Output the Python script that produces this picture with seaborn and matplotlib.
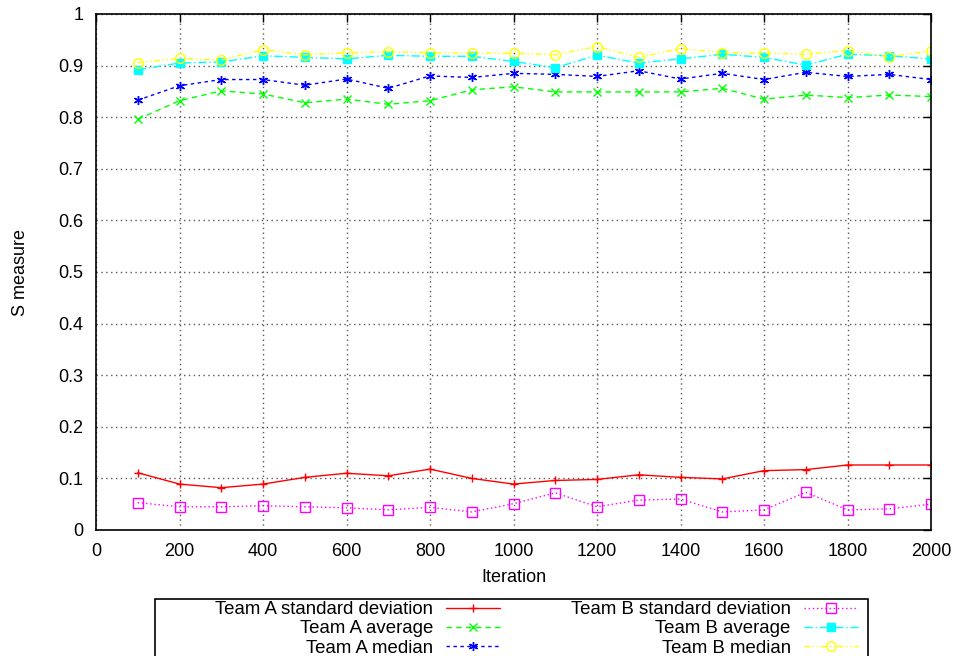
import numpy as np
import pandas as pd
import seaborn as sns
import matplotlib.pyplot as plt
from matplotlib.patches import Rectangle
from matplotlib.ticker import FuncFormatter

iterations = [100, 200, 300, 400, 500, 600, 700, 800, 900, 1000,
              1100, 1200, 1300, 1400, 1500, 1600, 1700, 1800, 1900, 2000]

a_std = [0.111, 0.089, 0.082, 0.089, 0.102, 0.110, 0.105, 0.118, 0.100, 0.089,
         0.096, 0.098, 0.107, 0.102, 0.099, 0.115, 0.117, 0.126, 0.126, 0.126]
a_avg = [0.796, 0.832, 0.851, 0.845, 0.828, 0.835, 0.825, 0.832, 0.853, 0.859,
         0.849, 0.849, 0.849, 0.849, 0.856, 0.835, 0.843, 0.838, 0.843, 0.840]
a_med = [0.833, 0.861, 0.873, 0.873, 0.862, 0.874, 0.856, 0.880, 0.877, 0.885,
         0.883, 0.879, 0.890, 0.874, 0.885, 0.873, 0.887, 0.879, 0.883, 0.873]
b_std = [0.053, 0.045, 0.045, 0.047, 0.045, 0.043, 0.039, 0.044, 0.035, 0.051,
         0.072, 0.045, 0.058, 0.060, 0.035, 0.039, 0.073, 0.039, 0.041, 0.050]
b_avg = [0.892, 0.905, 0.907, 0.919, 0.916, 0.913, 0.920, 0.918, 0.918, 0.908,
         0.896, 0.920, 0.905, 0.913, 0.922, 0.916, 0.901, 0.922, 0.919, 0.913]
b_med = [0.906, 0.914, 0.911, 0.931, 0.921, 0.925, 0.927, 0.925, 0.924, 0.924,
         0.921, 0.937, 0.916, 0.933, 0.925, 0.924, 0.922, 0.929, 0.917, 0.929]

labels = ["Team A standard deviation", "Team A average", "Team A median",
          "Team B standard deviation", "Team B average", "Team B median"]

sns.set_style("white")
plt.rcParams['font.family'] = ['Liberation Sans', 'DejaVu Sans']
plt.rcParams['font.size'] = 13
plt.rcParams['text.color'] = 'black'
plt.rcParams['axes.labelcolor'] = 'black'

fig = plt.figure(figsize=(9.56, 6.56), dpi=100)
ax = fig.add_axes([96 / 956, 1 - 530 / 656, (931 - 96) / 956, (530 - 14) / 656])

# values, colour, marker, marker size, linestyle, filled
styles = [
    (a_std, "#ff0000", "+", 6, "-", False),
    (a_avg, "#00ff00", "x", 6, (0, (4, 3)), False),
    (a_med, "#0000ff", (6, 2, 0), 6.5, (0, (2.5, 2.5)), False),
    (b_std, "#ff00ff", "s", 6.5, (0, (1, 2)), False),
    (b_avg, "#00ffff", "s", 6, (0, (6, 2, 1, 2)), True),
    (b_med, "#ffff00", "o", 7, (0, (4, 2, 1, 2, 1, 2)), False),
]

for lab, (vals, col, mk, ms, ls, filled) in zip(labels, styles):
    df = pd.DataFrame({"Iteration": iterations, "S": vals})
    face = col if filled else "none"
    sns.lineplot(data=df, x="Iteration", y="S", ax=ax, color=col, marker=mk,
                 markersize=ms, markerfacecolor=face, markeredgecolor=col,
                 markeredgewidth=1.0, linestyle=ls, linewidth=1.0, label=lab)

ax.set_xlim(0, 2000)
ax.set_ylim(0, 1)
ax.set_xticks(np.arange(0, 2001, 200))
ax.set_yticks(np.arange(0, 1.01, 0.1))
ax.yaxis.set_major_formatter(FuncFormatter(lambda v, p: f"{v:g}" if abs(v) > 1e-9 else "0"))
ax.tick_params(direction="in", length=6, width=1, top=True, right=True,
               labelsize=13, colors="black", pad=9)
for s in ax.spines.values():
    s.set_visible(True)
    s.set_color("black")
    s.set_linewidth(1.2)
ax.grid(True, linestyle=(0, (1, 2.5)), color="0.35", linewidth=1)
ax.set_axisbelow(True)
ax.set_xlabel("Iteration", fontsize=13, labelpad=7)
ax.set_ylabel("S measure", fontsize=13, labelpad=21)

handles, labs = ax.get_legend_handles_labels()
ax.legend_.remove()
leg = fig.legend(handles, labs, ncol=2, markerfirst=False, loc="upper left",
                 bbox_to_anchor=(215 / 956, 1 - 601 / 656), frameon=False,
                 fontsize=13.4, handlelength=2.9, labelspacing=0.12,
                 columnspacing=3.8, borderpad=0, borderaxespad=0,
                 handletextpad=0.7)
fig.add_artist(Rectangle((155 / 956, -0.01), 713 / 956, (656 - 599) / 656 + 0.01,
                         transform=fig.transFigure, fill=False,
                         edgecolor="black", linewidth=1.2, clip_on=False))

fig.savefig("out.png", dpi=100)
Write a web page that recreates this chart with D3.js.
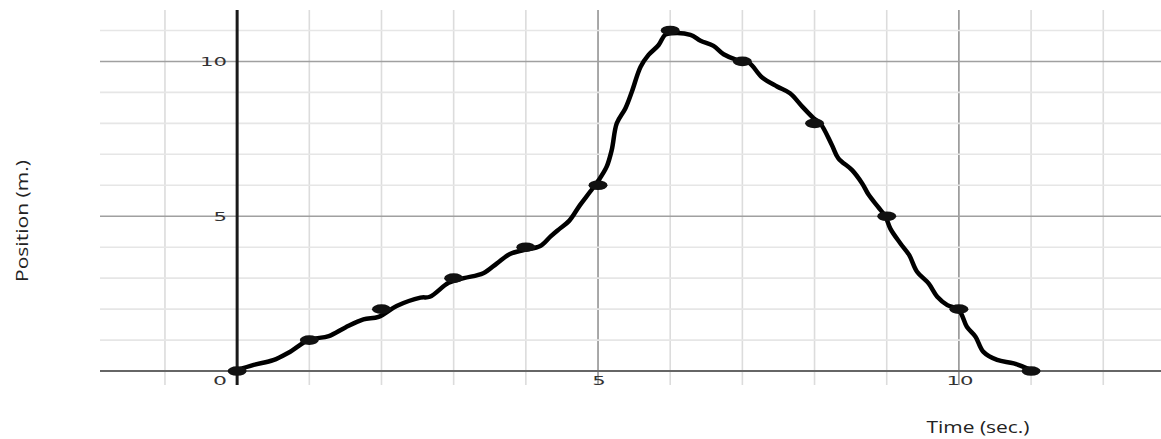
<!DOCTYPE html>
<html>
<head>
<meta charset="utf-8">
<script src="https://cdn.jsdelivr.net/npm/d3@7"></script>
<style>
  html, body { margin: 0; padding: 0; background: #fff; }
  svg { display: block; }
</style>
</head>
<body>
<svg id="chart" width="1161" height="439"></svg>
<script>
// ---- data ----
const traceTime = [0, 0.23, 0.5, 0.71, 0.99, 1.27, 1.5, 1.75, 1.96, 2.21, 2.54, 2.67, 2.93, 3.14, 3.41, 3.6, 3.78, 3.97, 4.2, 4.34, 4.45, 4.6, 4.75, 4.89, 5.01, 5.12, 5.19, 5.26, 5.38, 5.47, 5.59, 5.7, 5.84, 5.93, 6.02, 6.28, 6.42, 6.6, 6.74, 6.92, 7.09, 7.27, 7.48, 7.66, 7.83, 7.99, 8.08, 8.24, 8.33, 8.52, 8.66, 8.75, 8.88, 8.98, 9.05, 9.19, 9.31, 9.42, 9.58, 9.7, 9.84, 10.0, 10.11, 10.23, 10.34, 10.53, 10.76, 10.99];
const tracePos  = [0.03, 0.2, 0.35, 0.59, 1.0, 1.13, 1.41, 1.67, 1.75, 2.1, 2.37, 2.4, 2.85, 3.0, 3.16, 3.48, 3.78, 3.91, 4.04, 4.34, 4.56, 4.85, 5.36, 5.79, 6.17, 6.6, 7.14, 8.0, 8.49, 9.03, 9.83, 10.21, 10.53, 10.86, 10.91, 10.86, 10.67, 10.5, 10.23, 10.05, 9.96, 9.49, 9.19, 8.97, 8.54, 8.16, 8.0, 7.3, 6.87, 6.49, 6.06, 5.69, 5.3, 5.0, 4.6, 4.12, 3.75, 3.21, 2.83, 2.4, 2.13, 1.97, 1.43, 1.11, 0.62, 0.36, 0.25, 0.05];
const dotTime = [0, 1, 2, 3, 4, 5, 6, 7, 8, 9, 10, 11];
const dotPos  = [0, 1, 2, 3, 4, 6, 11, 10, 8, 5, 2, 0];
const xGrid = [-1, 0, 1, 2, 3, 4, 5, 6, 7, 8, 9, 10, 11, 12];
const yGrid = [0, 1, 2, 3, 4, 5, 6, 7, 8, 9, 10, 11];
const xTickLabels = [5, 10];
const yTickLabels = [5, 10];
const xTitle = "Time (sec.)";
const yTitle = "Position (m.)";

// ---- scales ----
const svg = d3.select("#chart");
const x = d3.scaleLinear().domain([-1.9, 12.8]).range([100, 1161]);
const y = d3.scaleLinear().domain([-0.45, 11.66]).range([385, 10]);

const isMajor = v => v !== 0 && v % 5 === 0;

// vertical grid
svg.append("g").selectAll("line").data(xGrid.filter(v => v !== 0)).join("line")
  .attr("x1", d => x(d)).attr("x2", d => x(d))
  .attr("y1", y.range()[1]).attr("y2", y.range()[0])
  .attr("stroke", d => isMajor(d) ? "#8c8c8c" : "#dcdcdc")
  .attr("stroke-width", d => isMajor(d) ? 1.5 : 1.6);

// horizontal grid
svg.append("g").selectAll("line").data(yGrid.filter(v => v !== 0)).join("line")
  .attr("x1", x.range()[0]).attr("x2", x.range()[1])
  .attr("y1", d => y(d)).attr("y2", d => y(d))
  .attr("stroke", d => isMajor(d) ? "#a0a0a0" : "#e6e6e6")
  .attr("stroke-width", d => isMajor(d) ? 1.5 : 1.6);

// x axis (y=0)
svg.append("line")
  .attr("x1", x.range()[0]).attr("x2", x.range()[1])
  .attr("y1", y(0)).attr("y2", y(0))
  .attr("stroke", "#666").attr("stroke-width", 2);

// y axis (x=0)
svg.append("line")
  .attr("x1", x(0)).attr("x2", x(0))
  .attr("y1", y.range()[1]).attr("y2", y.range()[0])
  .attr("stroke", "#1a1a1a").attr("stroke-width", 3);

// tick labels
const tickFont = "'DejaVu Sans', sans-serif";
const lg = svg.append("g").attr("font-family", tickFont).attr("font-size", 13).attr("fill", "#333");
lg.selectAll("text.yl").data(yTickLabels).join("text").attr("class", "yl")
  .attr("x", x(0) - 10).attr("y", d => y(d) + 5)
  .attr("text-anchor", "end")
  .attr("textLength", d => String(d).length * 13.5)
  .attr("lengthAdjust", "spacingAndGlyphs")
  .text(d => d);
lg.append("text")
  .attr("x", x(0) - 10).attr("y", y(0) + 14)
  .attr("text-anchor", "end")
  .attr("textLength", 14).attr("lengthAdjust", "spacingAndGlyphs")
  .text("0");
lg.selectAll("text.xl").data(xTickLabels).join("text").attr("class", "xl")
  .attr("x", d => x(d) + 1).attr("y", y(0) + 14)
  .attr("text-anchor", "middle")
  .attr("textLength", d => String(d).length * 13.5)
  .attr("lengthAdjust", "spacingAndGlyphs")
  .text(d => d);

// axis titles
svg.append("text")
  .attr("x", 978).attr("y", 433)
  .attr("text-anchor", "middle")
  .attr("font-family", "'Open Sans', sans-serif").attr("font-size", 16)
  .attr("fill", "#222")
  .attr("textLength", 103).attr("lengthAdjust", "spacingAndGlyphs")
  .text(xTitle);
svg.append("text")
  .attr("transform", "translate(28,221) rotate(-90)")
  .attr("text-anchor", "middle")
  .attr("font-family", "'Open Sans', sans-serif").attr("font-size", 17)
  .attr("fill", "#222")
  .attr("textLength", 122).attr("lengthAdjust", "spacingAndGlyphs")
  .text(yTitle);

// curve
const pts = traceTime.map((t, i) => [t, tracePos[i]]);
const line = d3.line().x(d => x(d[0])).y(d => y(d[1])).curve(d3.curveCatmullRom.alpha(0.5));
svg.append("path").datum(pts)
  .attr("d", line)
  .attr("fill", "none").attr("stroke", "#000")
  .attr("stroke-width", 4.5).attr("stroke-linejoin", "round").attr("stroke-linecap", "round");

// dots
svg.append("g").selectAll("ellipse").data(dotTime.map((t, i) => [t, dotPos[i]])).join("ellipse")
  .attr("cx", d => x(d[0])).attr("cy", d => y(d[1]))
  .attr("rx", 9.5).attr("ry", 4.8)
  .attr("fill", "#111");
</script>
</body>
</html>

TASK DESCRIPTION:
Transcribe the entries from their first line to the line that holds "from matplotlib.ticker import FuncFormatter", both included, and skip every picture.

PROBLEM SOLUTION:
Output the Python script that produces this picture with seaborn and matplotlib.
import numpy as np
import pandas as pd
import seaborn as sns
import matplotlib.pyplot as plt
from matplotlib.patches import Rectangle
from matplotlib.ticker import FuncFormatter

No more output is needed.